Aim of the exercise.
In the entries below, find the lines with the word "this" and copy them.

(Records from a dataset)
----

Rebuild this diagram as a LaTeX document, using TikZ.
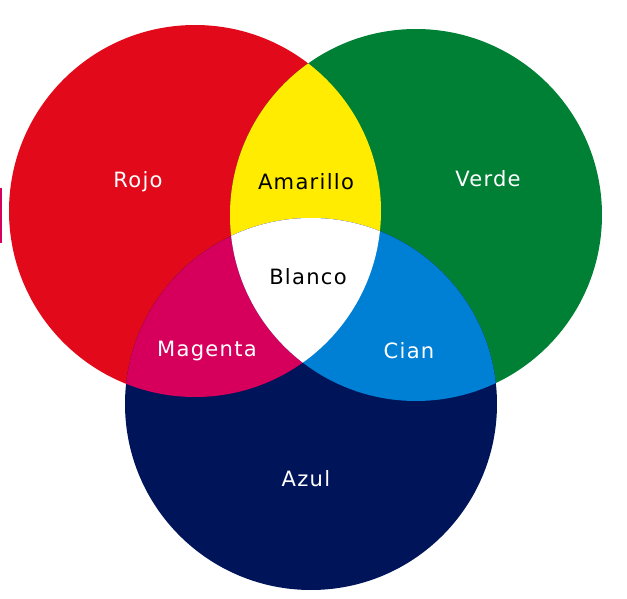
\documentclass[tikz,border=0pt]{standalone}
\usepackage{fontspec}
\newfontfamily\etiqueta[LetterSpace=6]{DejaVu Sans}
\definecolor{rgbRojo}{RGB}{226,10,26}
\definecolor{rgbVerde}{RGB}{0,128,52}
\definecolor{rgbAzul}{RGB}{0,20,90}
\definecolor{rgbAmarillo}{RGB}{255,236,0}
\definecolor{rgbMagenta}{RGB}{214,0,92}
\definecolor{rgbCian}{RGB}{0,128,212}
\usetikzlibrary{positioning}

\begin{document}
\begin{tikzpicture}[
  x=0.02cm, y=-0.02cm,
  lbl/.style={font=\etiqueta\fontsize{12}{14}\selectfont, text=white, inner sep=0pt},
  lblneg/.style={lbl, text=black}
]
  \useasboundingbox (0,0) rectangle (627,599);
  \def\radio{186}
  \coordinate (cRojo) at (195,211);
  \coordinate (cVerde) at (416,215);
  \coordinate (cAzul) at (311,404);

  % circulos primarios
  \fill[rgbRojo] (cRojo) circle (\radio);
  \fill[rgbVerde] (cVerde) circle (\radio);
  \fill[rgbAzul] (cAzul) circle (\radio);

  % mezclas
  \begin{scope}
    \clip (cRojo) circle (\radio);
    \fill[rgbAmarillo] (cVerde) circle (\radio);
    \fill[rgbMagenta] (cAzul) circle (\radio);
  \end{scope}
  \begin{scope}
    \clip (cVerde) circle (\radio);
    \fill[rgbCian] (cAzul) circle (\radio);
  \end{scope}
  \begin{scope}
    \clip (cRojo) circle (\radio);
    \clip (cVerde) circle (\radio);
    \fill[white] (cAzul) circle (\radio);
  \end{scope}

  % borde izquierdo
  \fill[rgbMagenta] (0,188) rectangle (2,243);

  \node[lbl] (rojo) at (138,182) {Rojo};
  \node[lblneg] (amarillo) at (306,182) {Amarillo};
  \node[lbl] (verde) at (488,179) {Verde};
  \node[lblneg] (blanco) at (308,277) {Blanco};
  \node[lbl] (magenta) at (207,351) {Magenta};
  \node[lbl] (cian) at (409,351) {Cian};
  \node[lbl] (azul) at (306,479) {Azul};
\end{tikzpicture}
\end{document}
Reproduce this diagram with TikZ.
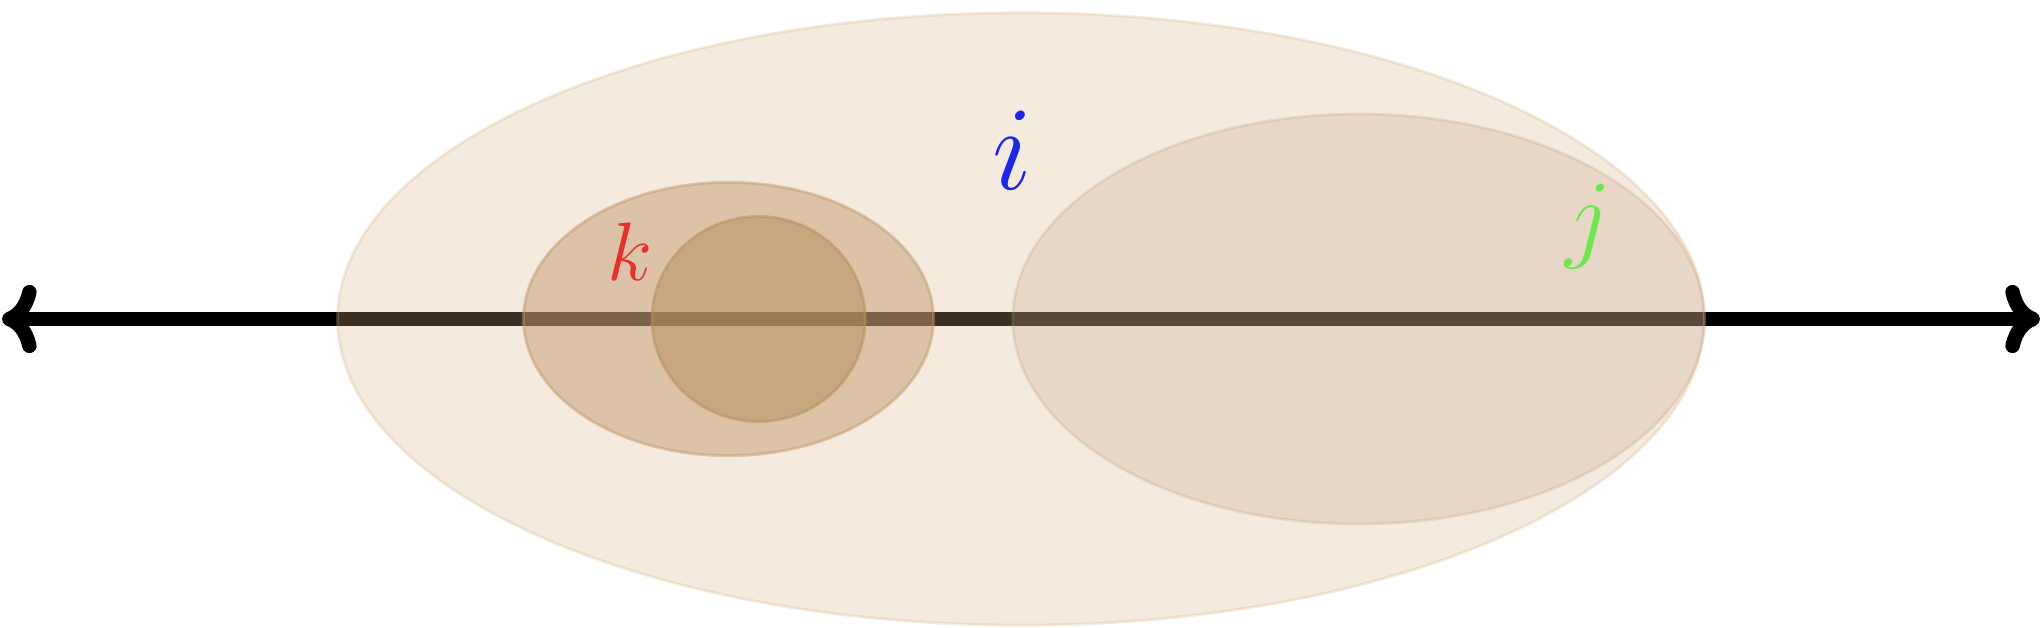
\documentclass[tikz,border=0pt]{standalone}
\usepackage{xcolor}
\usepackage{tikz}
\usetikzlibrary{arrows.meta}
\definecolor{Sand}{HTML}{D7B285}
\definecolor{Clay}{HTML}{C2986C}
\definecolor{Umber}{HTML}{B9905F}
\definecolor{Dune}{HTML}{C19877}
\definecolor{LabelRed}{HTML}{E8302A}
\definecolor{LabelBlue}{HTML}{1A26F0}
\definecolor{LabelGreen}{HTML}{6BE84A}

\begin{document}
\begin{tikzpicture}[
  axis/.style={line width=3pt,
    {Computer Modern Rightarrow[length=7.2pt,width=14.2pt]}-{Computer Modern Rightarrow[length=7.2pt,width=14.2pt]}},
  region/.style 2 args={semithick,draw=#1,fill=#1,opacity=#2},
  setlabel/.style={anchor=base,inner sep=0pt}
]
\useasboundingbox (-7.47,-2.26) rectangle (7.47,2.334);

% Real line.
\coordinate (west) at (-7.455,0);
\coordinate (east) at (7.455,0);
\draw[axis] (west)--(east);

% Sets.
\draw[region={Sand}{0.27}] (0,0) ellipse [x radius=5,y radius=2.24];
\draw[region={Clay}{0.48}] (-2.14,0) ellipse [x radius=1.5,y radius=1.0];
\draw[region={Umber}{0.55}] (-1.92,0) ellipse [x radius=0.78,y radius=0.75];
\draw[region={Dune}{0.23}] (2.47,0) ellipse [x radius=2.53,y radius=1.5];

% Labels.
\node[setlabel,LabelBlue,font=\fontsize{23}{28}\selectfont] (lbli) at (-0.06,0.95) {$i$};
\node[setlabel,LabelRed,font=\LARGE] (lblk) at (-2.86,0.285) {$k$};
\node[setlabel,LabelGreen,font=\fontsize{19.4}{24}\selectfont] (lblj) at (4.15,0.51) {$j$};
\end{tikzpicture}
\end{document}
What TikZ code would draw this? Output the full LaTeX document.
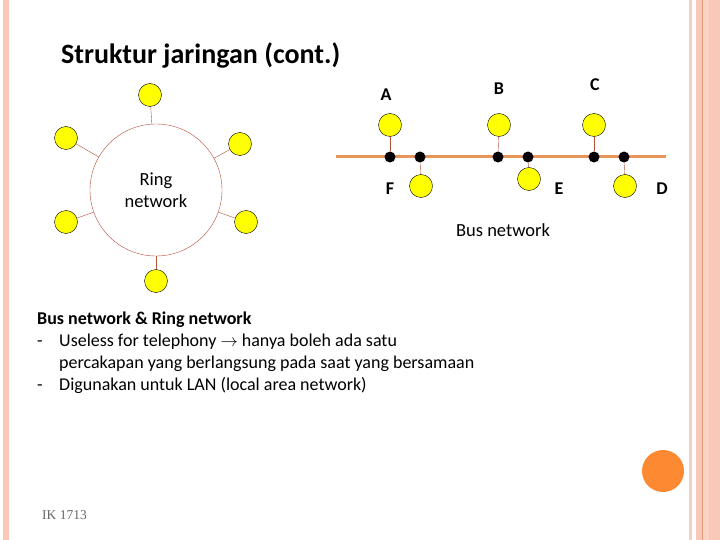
\documentclass[tikz,border=0pt]{standalone}
\usepackage{fontspec}
\setmainfont{Carlito}
\newfontfamily\serifnote{Liberation Serif}
\usepackage{xcolor}
\usetikzlibrary{positioning}

\definecolor{framepink}{HTML}{F9C8B6}
\definecolor{framepale}{HTML}{F3CFC4}
\definecolor{framedark}{HTML}{E69C7C}
\definecolor{ringred}{HTML}{B5503A}
\definecolor{busorange}{HTML}{E8955A}
\definecolor{dotorange}{HTML}{FD8A33}
\definecolor{termyellow}{HTML}{FFFF00}

\begin{document}
\begin{tikzpicture}
[x=1pt, y=-1pt, font=\fontsize{18}{21}\selectfont,
    station/.style={circle, fill=termyellow, draw=black, thin, minimum size=23pt, inner sep=0pt},
    tap/.style={circle, fill=black, minimum size=11pt, inner sep=0pt},
    ringlink/.style={draw=ringred, thin},
    letter/.style={font=\fontsize{18}{20}\selectfont\bfseries, inner sep=0pt},
    note/.style={anchor=west, inner sep=0pt}
    ]
    % page and frame
    \useasboundingbox (0,0) rectangle (720,540);
    \fill[white] (0,0) rectangle (720,540);
    \fill[framepink] (3,0) rectangle (9,540);
    \fill[framepale] (689,0) rectangle (692,540);
    \fill[framepink] (696,0) rectangle (720,540);
    \fill[framepink!80!white] (703,0) rectangle (709,540);
    \fill[framedark] (701.5,0) rectangle (703,540);
    \fill[dotorange] (663,471) circle (21);

    \node[font=\fontsize{28}{32}\selectfont\bfseries, note] (title) at (61,55) {Struktur jaringan (cont.)};

    % ring network
    \node[circle, draw=ringred, thin, minimum size=132pt, align=center, inner sep=0pt,
        font=\fontsize{18.5}{22}\selectfont] (ring) at (156,190) {Ring\\network};
    \node[station] (r1) at (150,95) {};
    \node[station] (r2) at (240,144) {};
    \node[station] (r3) at (246,222) {};
    \node[station] (r4) at (156,281) {};
    \node[station] (r5) at (66,222) {};
    \node[station] (r6) at (66,138) {};
    \foreach \s in {r1,r2,r3,r4,r5,r6}
        \draw[ringlink] (\s) -- (ring);

    % bus network
    \coordinate (busW) at (336,157);
    \coordinate (busE) at (666,157);
    \draw[busorange, line width=3pt] (busW) -- (busE);
    \node[tap] (tA) at (390,157) {};
    \node[tap] (tF) at (420,157) {};
    \node[tap] (tB) at (498,157) {};
    \node[tap] (tE) at (528,157) {};
    \node[tap] (tC) at (594,157) {};
    \node[tap] (tD) at (624,157) {};
    \node[station] (A) at (390,125) {};
    \node[station] (B) at (499,125) {};
    \node[station] (C) at (594,125) {};
    \node[station] (F) at (421,186) {};
    \node[station] (E) at (529,179) {};
    \node[station] (D) at (625,186) {};
    \foreach \s in {A,B,C,D,E,F}
        \draw[ringlink] (\s) -- (t\s);
    \node[letter] (labA) at (386,95) {A};
    \node[letter] (labB) at (499,89) {B};
    \node[letter] (labC) at (595,85) {C};
    \node[letter] (labF) at (390,189) {F};
    \node[letter] (labE) at (559,189) {E};
    \node[letter] (labD) at (662,189) {D};
    \node[font=\fontsize{18.5}{22}\selectfont] (busname) at (503,230) {Bus network};

    % notes
    \node[note, font=\fontsize{18}{21}\selectfont\bfseries] (head) at (37,320) {Bus network \& Ring network};
    \node[note] (line1) at (59,342) {Useless for telephony $\rightarrow$ hanya boleh ada satu};
    \node[note] (line2) at (59,364) {percakapan yang berlangsung pada saat yang bersamaan};
    \node[note] (line3) at (59,385) {Digunakan untuk LAN (local area network)};
    \node[anchor=base west, inner sep=0pt] (dash1) at ([xshift=-22pt]line1.base west) {-};
    \node[anchor=base west, inner sep=0pt] (dash2) at ([xshift=-22pt]line3.base west) {-};

    \node[note, text=black!60, font=\serifnote\fontsize{13.5}{15}\selectfont] (code) at (42,515) {IK 1713};
\end{tikzpicture}
\end{document}
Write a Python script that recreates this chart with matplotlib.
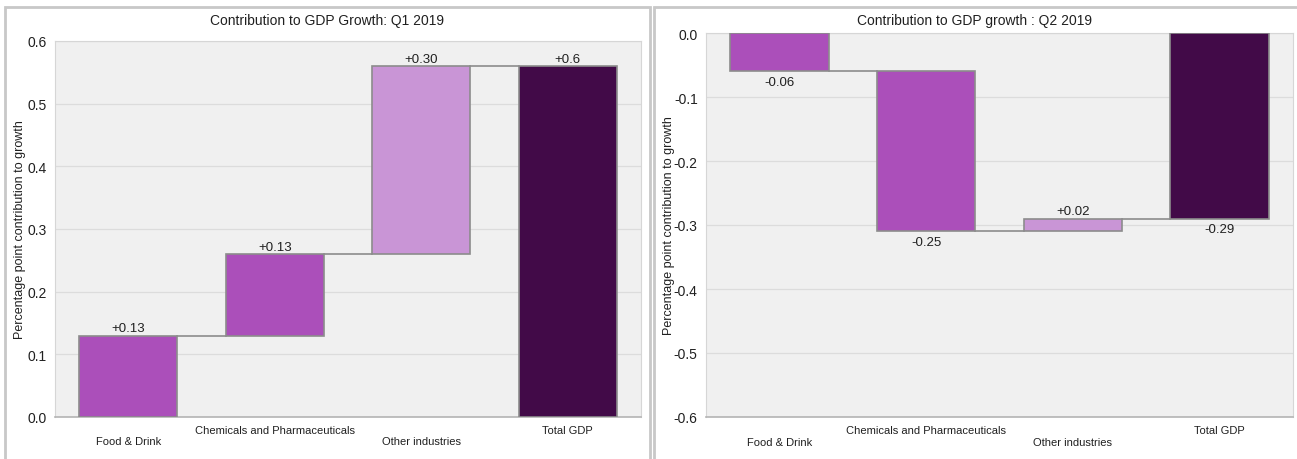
import matplotlib
matplotlib.use('Agg')
import matplotlib.pyplot as plt
from matplotlib.patches import Rectangle
from matplotlib.transforms import blended_transform_factory
import numpy as np

plt.rcParams['font.family'] = ['Liberation Sans', 'DejaVu Sans']

categories = ['Food & Drink', 'Chemicals and Pharmaceuticals', 'Other industries', 'Total GDP']

# contributions per industry, percentage points
q1_changes = [0.13, 0.13, 0.30]
q2_changes = [-0.06, -0.25, 0.02]
q1_total_decimals = 1
q2_total_decimals = 2

bar_colors = ['#ab4fba', '#ab4fba', '#c995d6', '#420a48']
edge_col = '#8c8c8c'

W, H = 1297, 460
fig = plt.figure(figsize=(W / 100, H / 100), dpi=100)


def px_box(x0, y0, x1, y1):
    # pixel box (top-left origin) -> figure fraction rect
    return [x0 / W, 1 - y1 / H, (x1 - x0) / W, (y1 - y0) / H]


def tick_fmt(v, pos):
    return f'{v + 0.0:.1f}' if abs(v) > 1e-9 else '0.0'


def waterfall(ax, changes, total_dec, ylim, title, title_x):
    n = len(changes)
    x = np.arange(n + 1)
    width = 0.67
    ends = np.cumsum(changes)
    starts = ends - np.array(changes)
    total = ends[-1]

    bottoms = list(np.minimum(starts, ends)) + [min(0, total)]
    heights = list(np.abs(changes)) + [abs(total)]
    ax.bar(x, heights, bottom=bottoms, width=width, color=bar_colors,
           edgecolor=edge_col, linewidth=1.2, zorder=3)

    # connectors between consecutive bars
    for i in range(n):
        ax.plot([x[i] + width / 2, x[i + 1] - width / 2], [ends[i], ends[i]],
                color=edge_col, lw=1.2, zorder=2)

    # value labels
    labels = [f'{c:+.2f}' for c in changes] + [f'{total:+.{total_dec}f}']
    vals = list(changes) + [total]
    tips = list(ends) + [total]
    for i, (lab, v, tip) in enumerate(zip(labels, vals, tips)):
        if v >= 0:
            ax.annotate(lab, (x[i], tip), xytext=(0, 1), textcoords='offset points',
                        ha='center', va='bottom', fontsize=9.5, color='#202020')
        else:
            ax.annotate(lab, (x[i], tip), xytext=(0, -3), textcoords='offset points',
                        ha='center', va='top', fontsize=9.5, color='#202020')

    ax.set_xlim(-0.5, n + 0.5)
    ax.set_ylim(*ylim)
    ax.set_yticks(np.round(np.arange(ylim[0], ylim[1] + 0.001, 0.1), 1))
    ax.yaxis.set_major_formatter(plt.FuncFormatter(tick_fmt))
    ax.tick_params(axis='y', length=0, labelsize=10, pad=6, colors='#202020')
    ax.set_xticks([])
    ax.set_facecolor('#f0f0f0')
    ax.grid(axis='y', color='#dcdcdc', lw=0.9, zorder=0)
    ax.set_axisbelow(True)
    for s in ax.spines.values():
        s.set_color('#d6d6d6')
    ax.spines['bottom'].set_color('#b4b4b4')
    ax.spines['bottom'].set_linewidth(1.2)

    # staggered category labels
    trans = blended_transform_factory(ax.transData, ax.transAxes)
    for i, cat in enumerate(categories):
        yoff = -0.065 if i % 2 == 0 else -0.034
        ax.text(x[i], yoff, cat, transform=trans, ha='center', va='center',
                fontsize=8, color='#202020')

    ax.set_ylabel('Percentage point contribution to growth', fontsize=9,
                  color='#202020')
    fig.text(title_x / W, 1 - 21 / H, title, ha='center', va='center',
             fontsize=10, color='#202020')


# panel frames
fig.add_artist(Rectangle((5 / W, -0.05), 645 / W, 1.05 - 8 / H, transform=fig.transFigure,
                         fill=False, edgecolor='#c8c8c8', lw=2))
fig.add_artist(Rectangle((654 / W, -0.05), 660 / W, 1.05 - 8 / H, transform=fig.transFigure,
                         fill=False, edgecolor='#c8c8c8', lw=2))

ax1 = fig.add_axes(px_box(55, 42, 641, 418))
waterfall(ax1, q1_changes, q1_total_decimals, (0.0, 0.6),
          'Contribution to GDP Growth: Q1 2019', 327)
ax1.yaxis.set_label_coords(-0.049, 0.5)

ax2 = fig.add_axes(px_box(706, 34, 1293, 418))
waterfall(ax2, q2_changes, q2_total_decimals, (-0.6, 0.0),
          'Contribution to GDP growth : Q2 2019', 975)
ax2.yaxis.set_label_coords(-0.052, 0.5)

fig.savefig('out.png', dpi=100)
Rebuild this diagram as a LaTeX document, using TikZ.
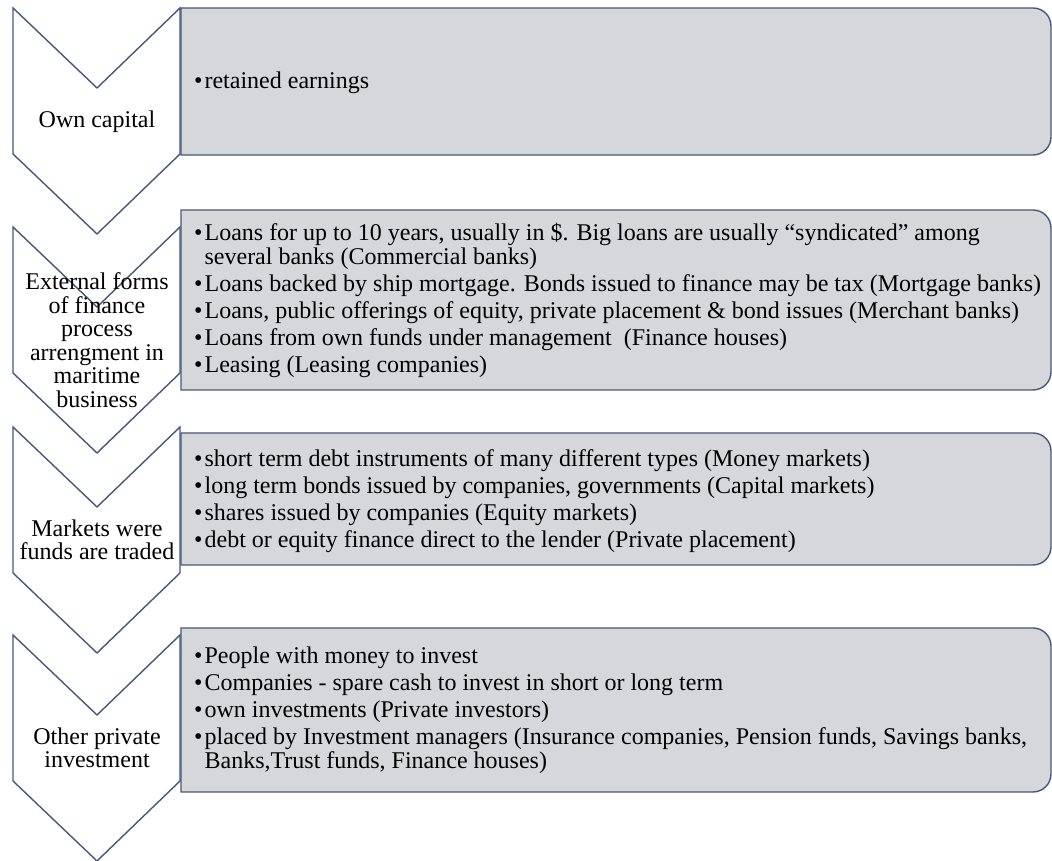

----

Solved problem.
Rebuild this diagram as a LaTeX document, using TikZ.
Reproduce this diagram with TikZ.
What TikZ code would draw this? Output the full LaTeX document.
Write a Python script that recreates this chart with matplotlib.
Rebuild this diagram as a LaTeX document, using TikZ.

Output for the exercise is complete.